--- Supplied data ---
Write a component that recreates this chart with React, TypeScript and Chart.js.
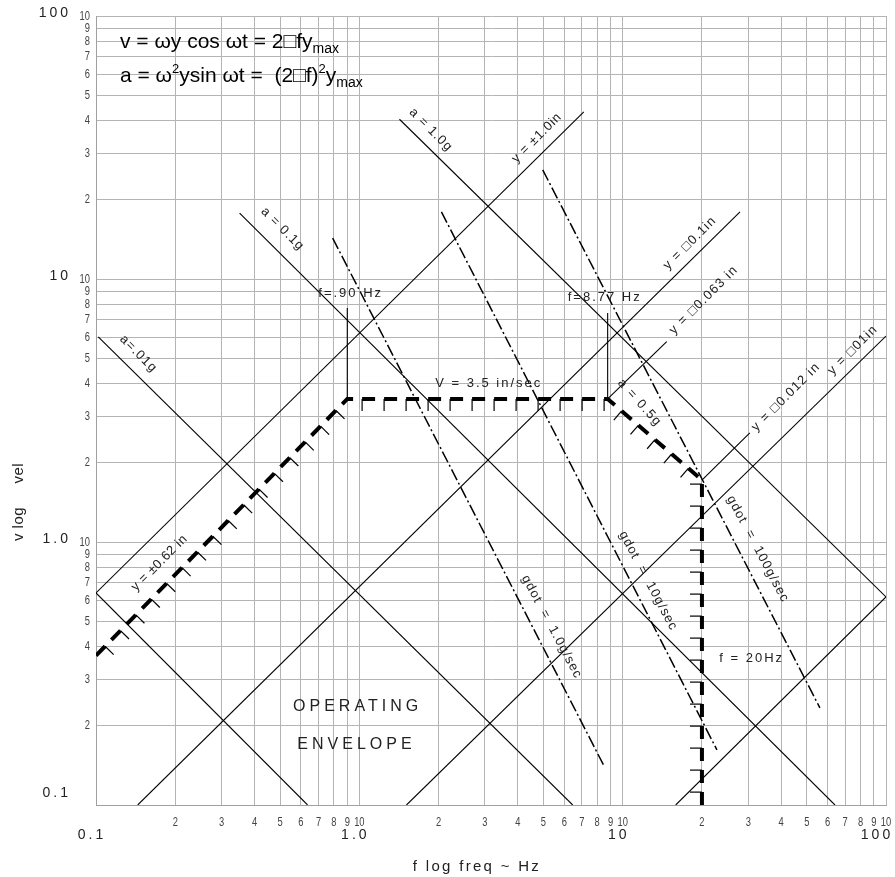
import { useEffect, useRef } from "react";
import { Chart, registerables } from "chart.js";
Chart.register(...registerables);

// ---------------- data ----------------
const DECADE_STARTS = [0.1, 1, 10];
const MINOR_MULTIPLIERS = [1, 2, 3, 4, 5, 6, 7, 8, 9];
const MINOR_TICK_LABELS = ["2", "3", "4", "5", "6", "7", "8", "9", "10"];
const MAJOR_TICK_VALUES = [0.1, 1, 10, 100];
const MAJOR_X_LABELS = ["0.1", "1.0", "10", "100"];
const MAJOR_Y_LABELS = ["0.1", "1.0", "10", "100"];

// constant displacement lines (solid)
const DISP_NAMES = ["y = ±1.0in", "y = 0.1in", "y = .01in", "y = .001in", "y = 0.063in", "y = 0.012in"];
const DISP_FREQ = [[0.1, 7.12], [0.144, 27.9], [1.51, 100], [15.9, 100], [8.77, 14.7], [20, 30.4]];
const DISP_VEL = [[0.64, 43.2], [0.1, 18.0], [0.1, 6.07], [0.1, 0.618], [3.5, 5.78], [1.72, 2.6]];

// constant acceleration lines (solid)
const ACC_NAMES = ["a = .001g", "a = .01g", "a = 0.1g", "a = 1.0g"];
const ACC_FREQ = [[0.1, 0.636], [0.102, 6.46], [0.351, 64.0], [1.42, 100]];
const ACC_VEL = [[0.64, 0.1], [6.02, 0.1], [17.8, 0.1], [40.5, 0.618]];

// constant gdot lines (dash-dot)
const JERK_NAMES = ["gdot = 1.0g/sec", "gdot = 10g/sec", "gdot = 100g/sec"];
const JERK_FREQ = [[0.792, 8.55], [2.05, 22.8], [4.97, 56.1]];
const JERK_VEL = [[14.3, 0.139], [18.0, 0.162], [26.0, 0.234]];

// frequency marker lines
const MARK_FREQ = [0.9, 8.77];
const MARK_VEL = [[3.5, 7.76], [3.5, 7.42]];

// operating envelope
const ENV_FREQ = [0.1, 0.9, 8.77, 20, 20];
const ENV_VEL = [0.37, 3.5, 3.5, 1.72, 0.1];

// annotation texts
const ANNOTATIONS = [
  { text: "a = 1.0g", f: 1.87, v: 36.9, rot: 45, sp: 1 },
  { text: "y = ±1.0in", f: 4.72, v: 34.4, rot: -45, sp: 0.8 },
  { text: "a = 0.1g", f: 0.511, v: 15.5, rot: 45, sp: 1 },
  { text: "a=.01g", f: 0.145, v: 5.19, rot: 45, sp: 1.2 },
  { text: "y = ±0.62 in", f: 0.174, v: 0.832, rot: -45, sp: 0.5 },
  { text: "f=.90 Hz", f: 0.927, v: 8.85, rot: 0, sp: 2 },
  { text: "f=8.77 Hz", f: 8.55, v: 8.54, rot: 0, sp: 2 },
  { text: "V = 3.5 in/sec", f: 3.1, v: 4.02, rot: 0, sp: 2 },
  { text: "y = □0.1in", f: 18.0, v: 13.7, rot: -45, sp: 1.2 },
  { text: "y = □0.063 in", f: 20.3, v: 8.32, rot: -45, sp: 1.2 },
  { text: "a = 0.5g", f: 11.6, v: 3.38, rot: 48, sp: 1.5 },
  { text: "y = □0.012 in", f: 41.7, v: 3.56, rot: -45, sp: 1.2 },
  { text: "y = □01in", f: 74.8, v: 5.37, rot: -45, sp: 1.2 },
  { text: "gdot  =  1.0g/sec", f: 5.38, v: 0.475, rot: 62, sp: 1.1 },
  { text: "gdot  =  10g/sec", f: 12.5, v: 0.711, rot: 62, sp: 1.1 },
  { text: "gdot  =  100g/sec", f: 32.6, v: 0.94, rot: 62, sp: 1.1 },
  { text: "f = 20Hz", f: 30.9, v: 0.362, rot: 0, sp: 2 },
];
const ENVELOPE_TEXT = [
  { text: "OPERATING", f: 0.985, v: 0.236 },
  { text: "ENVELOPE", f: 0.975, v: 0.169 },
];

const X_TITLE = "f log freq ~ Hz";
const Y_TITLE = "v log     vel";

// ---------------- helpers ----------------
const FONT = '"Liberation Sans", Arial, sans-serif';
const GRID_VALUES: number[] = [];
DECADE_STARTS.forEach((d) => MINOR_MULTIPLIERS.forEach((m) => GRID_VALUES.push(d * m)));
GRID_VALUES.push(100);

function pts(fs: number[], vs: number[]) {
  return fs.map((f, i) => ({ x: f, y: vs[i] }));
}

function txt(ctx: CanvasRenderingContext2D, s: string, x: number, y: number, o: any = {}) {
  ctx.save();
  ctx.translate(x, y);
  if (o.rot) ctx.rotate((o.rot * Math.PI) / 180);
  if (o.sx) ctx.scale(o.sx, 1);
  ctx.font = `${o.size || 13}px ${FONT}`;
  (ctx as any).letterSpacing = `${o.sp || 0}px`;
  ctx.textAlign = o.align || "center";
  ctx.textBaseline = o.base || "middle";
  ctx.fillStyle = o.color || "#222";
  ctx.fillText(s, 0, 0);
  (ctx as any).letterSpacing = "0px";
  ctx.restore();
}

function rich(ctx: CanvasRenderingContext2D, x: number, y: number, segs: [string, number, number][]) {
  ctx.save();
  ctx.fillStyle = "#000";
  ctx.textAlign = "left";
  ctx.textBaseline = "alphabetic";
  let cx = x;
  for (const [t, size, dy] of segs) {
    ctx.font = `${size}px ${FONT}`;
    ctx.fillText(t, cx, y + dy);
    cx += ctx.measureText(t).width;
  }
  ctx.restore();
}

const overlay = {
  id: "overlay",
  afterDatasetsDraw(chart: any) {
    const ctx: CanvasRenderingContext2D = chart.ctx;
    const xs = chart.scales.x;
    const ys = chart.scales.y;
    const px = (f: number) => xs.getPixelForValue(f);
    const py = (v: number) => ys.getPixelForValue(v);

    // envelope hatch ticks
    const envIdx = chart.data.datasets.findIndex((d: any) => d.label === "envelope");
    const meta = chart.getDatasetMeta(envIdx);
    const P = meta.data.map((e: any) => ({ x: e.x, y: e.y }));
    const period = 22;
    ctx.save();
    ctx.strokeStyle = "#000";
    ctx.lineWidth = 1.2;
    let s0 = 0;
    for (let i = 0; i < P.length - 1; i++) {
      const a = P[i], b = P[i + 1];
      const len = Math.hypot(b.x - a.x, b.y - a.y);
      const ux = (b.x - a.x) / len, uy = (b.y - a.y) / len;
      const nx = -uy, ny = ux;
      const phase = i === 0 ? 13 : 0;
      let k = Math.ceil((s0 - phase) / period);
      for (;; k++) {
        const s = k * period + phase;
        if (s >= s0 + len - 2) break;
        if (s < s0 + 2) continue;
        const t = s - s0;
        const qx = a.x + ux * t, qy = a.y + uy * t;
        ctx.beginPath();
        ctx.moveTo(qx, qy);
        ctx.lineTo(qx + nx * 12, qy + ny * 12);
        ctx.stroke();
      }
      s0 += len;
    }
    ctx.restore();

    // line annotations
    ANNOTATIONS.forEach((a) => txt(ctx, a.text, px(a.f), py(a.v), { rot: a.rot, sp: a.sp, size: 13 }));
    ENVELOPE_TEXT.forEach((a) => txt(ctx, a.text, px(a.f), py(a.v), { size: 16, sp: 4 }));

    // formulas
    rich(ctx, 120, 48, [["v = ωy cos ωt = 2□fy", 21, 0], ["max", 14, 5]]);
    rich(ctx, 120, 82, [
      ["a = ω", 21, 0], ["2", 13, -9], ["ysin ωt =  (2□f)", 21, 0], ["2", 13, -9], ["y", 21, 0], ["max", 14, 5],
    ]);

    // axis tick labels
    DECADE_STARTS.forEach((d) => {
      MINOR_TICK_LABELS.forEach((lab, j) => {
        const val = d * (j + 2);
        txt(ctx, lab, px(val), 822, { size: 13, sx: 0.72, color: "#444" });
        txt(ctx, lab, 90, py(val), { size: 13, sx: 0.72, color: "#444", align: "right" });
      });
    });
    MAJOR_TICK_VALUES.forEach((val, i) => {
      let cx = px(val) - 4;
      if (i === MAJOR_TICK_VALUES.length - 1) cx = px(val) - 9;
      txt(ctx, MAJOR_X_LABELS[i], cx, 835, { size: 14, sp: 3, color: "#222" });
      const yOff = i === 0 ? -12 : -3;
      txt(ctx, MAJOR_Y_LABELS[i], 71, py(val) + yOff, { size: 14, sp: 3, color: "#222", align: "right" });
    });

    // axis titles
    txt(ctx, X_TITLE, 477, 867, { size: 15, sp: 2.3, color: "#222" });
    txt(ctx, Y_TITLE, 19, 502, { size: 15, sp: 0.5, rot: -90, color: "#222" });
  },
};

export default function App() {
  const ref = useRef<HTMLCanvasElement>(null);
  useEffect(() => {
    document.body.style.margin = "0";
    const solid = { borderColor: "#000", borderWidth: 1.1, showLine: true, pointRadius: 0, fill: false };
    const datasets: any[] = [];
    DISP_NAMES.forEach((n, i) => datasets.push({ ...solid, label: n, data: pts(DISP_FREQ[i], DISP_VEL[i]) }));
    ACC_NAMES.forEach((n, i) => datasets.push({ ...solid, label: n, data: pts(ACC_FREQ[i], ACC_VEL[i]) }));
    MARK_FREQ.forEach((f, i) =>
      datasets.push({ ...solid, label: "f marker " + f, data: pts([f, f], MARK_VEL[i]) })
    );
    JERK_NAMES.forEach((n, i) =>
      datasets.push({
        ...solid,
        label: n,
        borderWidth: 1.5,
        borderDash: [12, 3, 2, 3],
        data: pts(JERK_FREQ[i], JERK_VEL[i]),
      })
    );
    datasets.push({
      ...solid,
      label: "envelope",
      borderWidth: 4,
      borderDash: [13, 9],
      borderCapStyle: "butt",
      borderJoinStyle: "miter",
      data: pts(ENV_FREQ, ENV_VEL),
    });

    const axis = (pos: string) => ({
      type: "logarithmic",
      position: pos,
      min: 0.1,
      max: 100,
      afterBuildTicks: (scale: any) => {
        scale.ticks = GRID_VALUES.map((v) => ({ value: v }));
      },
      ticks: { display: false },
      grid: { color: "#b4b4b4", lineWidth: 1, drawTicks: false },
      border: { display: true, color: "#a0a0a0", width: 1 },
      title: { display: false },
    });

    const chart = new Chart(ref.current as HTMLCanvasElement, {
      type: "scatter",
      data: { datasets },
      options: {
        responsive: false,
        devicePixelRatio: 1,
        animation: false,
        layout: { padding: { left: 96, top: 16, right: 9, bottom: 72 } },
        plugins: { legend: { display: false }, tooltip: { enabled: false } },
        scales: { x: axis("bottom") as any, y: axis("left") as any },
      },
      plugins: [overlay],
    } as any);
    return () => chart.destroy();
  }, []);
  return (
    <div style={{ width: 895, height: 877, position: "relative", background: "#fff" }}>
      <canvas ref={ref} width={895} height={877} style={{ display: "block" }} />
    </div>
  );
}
---
--- The request ---
Repeat the listing above exactly from its first line to the line containing "5.78], [1.72, 2.6]];", both included, and omit the pictures.

--- Final result ---
Write a component that recreates this chart with React, TypeScript and Chart.js.
import { useEffect, useRef } from "react";
import { Chart, registerables } from "chart.js";
Chart.register(...registerables);

// ---------------- data ----------------
const DECADE_STARTS = [0.1, 1, 10];
const MINOR_MULTIPLIERS = [1, 2, 3, 4, 5, 6, 7, 8, 9];
const MINOR_TICK_LABELS = ["2", "3", "4", "5", "6", "7", "8", "9", "10"];
const MAJOR_TICK_VALUES = [0.1, 1, 10, 100];
const MAJOR_X_LABELS = ["0.1", "1.0", "10", "100"];
const MAJOR_Y_LABELS = ["0.1", "1.0", "10", "100"];

// constant displacement lines (solid)
const DISP_NAMES = ["y = ±1.0in", "y = 0.1in", "y = .01in", "y = .001in", "y = 0.063in", "y = 0.012in"];
const DISP_FREQ = [[0.1, 7.12], [0.144, 27.9], [1.51, 100], [15.9, 100], [8.77, 14.7], [20, 30.4]];
const DISP_VEL = [[0.64, 43.2], [0.1, 18.0], [0.1, 6.07], [0.1, 0.618], [3.5, 5.78], [1.72, 2.6]];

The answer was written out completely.